Using XML APIs operating on Sun Microsystems’s Java or Microsoft’s .NET platform, Edge Server connects RFID readers to enterprise applications such as enterprise resource planning (ERP), warehouse management system (WMS) and legacy software and enables collected data to be managed and distributed across an enterprise and its supply chain.

According to the OAT, many companies using Edge Server have already implemented so-called “slap and ship” RFID capabilities to meet their customer mandates but are now looking to integrate their RFID network more closely to their existing business operating systems. OATSystems believes that the Edge Server’s ability to pass RFID-derived data to a range of enterprise applications can help its customers meet those goals.

“Our customer looked at compliance first, but now they are looking to expand those deployments and get more value from that investment by integrating that RFID network into their operations, and they will do that over the next six to nine months,” says Sarma.

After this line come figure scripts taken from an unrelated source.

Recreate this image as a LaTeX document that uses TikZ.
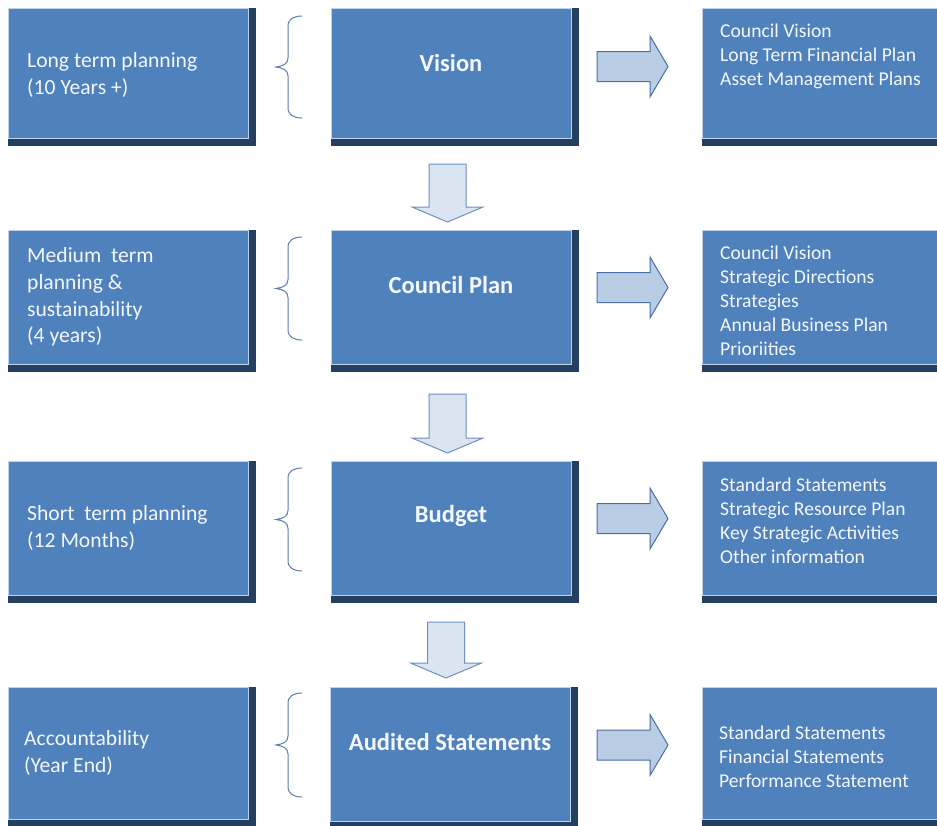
\documentclass[tikz,border=0pt]{standalone}
\usepackage{fontspec}
\setmainfont{Carlito}
\usetikzlibrary{calc}
\definecolor{boxblue}{HTML}{4F81BD}
\definecolor{shadowblue}{HTML}{243F60}
\definecolor{edgeblue}{HTML}{C0D2E9}
\definecolor{rarrowfill}{HTML}{B9CDE5}
\definecolor{rarrowline}{HTML}{4A6FA5}
\definecolor{darrowfill}{HTML}{DBE5F1}
\definecolor{darrowline}{HTML}{6F8FC2}
\definecolor{bracecol}{HTML}{5B7DB1}
\definecolor{txtcol}{HTML}{F4F7FC}
\tikzset{
  panel/.style={fill=boxblue, draw=edgeblue, line width=0.8pt, inner sep=0pt, outer sep=0pt},
  shadowfill/.style={fill=shadowblue},
  lefttext/.style={align=left, inner sep=0pt, text=txtcol, font=\fontsize{21.6}{26.6}\selectfont},
  righttext/.style={align=left, inner sep=0pt, text=txtcol, font=\fontsize{19.6}{24}\selectfont},
  titletext/.style={inner sep=0pt, text=txtcol, font=\fontsize{24.5}{28}\selectfont\bfseries},
  bracestyle/.style={draw=bracecol, line width=1pt},
  dnarrowstyle/.style={fill=darrowfill, draw=darrowline, line width=1pt, line join=miter},
  rtarrowstyle/.style={fill=rarrowfill, draw=rarrowline, line width=1pt, line join=miter}
}
% name x1 y1 x2 y2
\newcommand\panelbox[5]{%
  \fill[shadowfill] (#2,#3) rectangle ({#4+8},{#5+8});
  \node[panel, minimum width={#4-#2}, minimum height={#5-#3}] (#1) at ({(#2+#4)/2},{(#3+#5)/2}) {};
}
\newcommand\curlybrace[2]{%
  \draw[bracestyle] (302,#1) .. controls (294,#1) and (288,{#1+3}) .. (288,{#1+10})
    -- (288,{(#1+#2)/2-9}) .. controls (288,{(#1+#2)/2-3}) and (283,{(#1+#2)/2-1}) .. (276,{(#1+#2)/2})
    .. controls (283,{(#1+#2)/2+1}) and (288,{(#1+#2)/2+3}) .. (288,{(#1+#2)/2+9})
    -- (288,{#2-10}) .. controls (288,{#2-3}) and (294,#2) .. (302,#2);
}
\newcommand\dnarrow[4]{%
  \draw[dnarrowstyle] ({#1-18.5},#2) -- ({#1+18.5},#2) -- ({#1+18.5},#3) -- ({#1+35.5},#3)
    -- (#1,#4) -- ({#1-35.5},#3) -- ({#1-18.5},#3) -- cycle;
}
\newcommand\rtarrow[1]{%
  \draw[rtarrowstyle] (597,{#1-15}) -- (650,{#1-15}) -- (650,{#1-30.5}) -- (668,#1)
    -- (650,{#1+30.5}) -- (650,{#1+15}) -- (597,{#1+15}) -- cycle;
}
\begin{document}
\begin{tikzpicture}[x=1pt, y=-1pt]
\useasboundingbox (0,0) rectangle (937,825);
\clip (0,0) rectangle (937,825);
\fill[white] (0,0) rectangle (937,825);

% row 1
\panelbox{L1}{8}{8}{248}{138}
\panelbox{M1}{331}{8}{571}{138}
\panelbox{R1}{702}{8}{950}{138}
% row 2
\panelbox{L2}{8}{230}{248}{364}
\panelbox{M2}{331}{230}{571}{364}
\panelbox{R2}{702}{230}{950}{364}
% row 3
\panelbox{L3}{8}{461}{248}{595}
\panelbox{M3}{331}{461}{571}{595}
\panelbox{R3}{702}{461}{950}{595}
% row 4
\panelbox{L4}{8}{687}{248}{819}
\panelbox{M4}{330}{687}{570}{821}
\panelbox{R4}{702}{687}{950}{819}

% left texts
\node[lefttext, anchor=west] (t1) at ($(L1.west)+(19,2)$) {Long term planning\\(10 Years +)};
\node[lefttext, anchor=west] (t2) at ($(L2.west)+(19,0)$) {Medium\ \ term\\planning \&\\sustainability\\(4 years)};
\node[lefttext, anchor=west] (t3) at ($(L3.west)+(19,0)$) {Short\ \ term planning\\(12 Months)};
\node[lefttext, anchor=west] (t4) at ($(L4.west)+(16,0)$) {Accountability\\(Year End)};

% titles
\node[titletext] (h1) at ($(M1)+(0,-10)$) {Vision};
\node[titletext] (h2) at ($(M2)+(0,-12)$) {Council Plan};
\node[titletext] (h3) at ($(M3)+(0,-12)$) {Budget};
\node[titletext] (h4) at ($(M4)+(0,-12)$) {Audited Statements};

% right texts
\node[righttext, anchor=north west] (r1) at ($(R1.north west)+(18,16)$) {Council Vision\\Long Term Financial Plan\\Asset Management Plans};
\node[righttext, anchor=north west] (r2) at ($(R2.north west)+(18,16)$) {Council Vision\\Strategic Directions\\Strategies\\Annual Business Plan\\Prioriities};
\node[righttext, anchor=north west] (r3) at ($(R3.north west)+(18,17)$) {Standard Statements\\Strategic Resource Plan\\Key Strategic Activities\\Other information};
\node[righttext, anchor=west] (r4) at ($(R4.west)+(17,4)$) {Standard Statements\\Financial Statements\\Performance Statement};

% braces
\curlybrace{16}{118}
\curlybrace{237}{340}
\curlybrace{468}{571}
\curlybrace{693}{797}

% down arrows
\dnarrow{447.5}{164}{207}{222}
\dnarrow{447.5}{394}{438}{453}
\dnarrow{446}{622}{663}{678}

% right arrows
\rtarrow{66.5}
\rtarrow{287.5}
\rtarrow{518.5}
\rtarrow{745}
\end{tikzpicture}
\end{document}
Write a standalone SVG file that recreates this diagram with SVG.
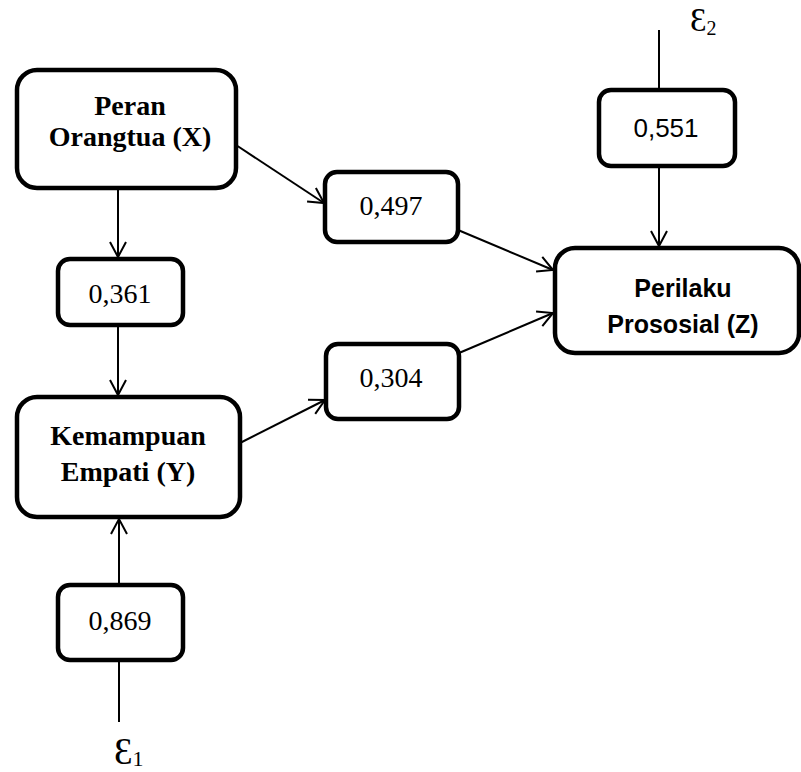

OAT launched its first version of EPC-IS Edge Server in November 2002, and a second version was released in June 2003. The company maintains that its existing customers can upgrade to the latest version of the software, and an additional upgrade will follow the completion of the EPCgroup’s planned EPC Information Services (EPC-IS) standard, which is intended to create a standard interface for accessing information in the EPC Network across the supply chain.

“Our product right now anticipates by great lengths much of the standards activities,” says Sarma, who estimates that a completed EPC-IS standard is at least six months away.

Pricing for the software is dependent on the scale of each company’s EPC network deployment, but the company says that for previous versions, it has charged customers from $25,000 to $100,000 per site. The company says that during the next few weeks, it will announce sales partnerships with both WMS providers and systems integrators.